There is almost certainly comedy to be found in the idea of a woman with no experience finding ways to round up roughnecks who don’t want to be caught. This film manages to miss all of them: You’d think that anyone could waltz into the job. Adapted from the first of the best-selling novels by Janet Evanovich, this was clearly envisioned as a series vehicle for Heigl, who also produced. She’s not unlikeable, but the movie asks too much of her abilities, requiring her to carry a lot of pretty-but-dull co-stars and an arbitrary plot on her shoulders. (The movie ends when the bad guy essentially shows up with a gun and confesses everything, after which our heroine saves the day with a display of sharpshooting gained after one day of target practice.) Watching a hamster on an exercise wheel, Heigl tells it, ”You’re going nowhere.” She should know.

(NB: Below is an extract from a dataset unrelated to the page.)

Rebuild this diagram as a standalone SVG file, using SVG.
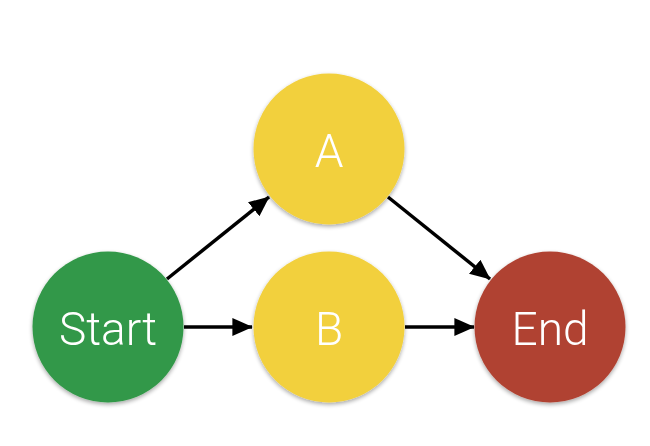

Would you go to see a Steven Soderbergh film starring Michael Fassbender, Michael Douglas, Antonio Banderas, Channing Tatum, Bill Paxton, Mathieu Kassovitz, and Ewan McGregor? I suspect a lot more people would at least consider it than were enticed to see a chick action film starring Gina Carano, which is how Haywire was promoted (and minimally at that). Turns out Ms. Carano is an expert Muay Thai fighter, and her skills are amply displayed here in some of the most original fight scenes I’ve ever seen in a mainstream movie. Unfortunately, you woudn’t expect anything so simple as a martial arts movie from Soderbergh, and what he has concocted here (using various pseudonyms, he also wrote, photographed, and edited it) is a moderately incomprehensible tale of a black ops operation gone awry. It’s watchable thanks to his skills at all those functions and for a score whose drawn-out horn lines reminded me of Bernard Herrman’s music for Taxi Driver. Just don’t ask me to explain what it was all about.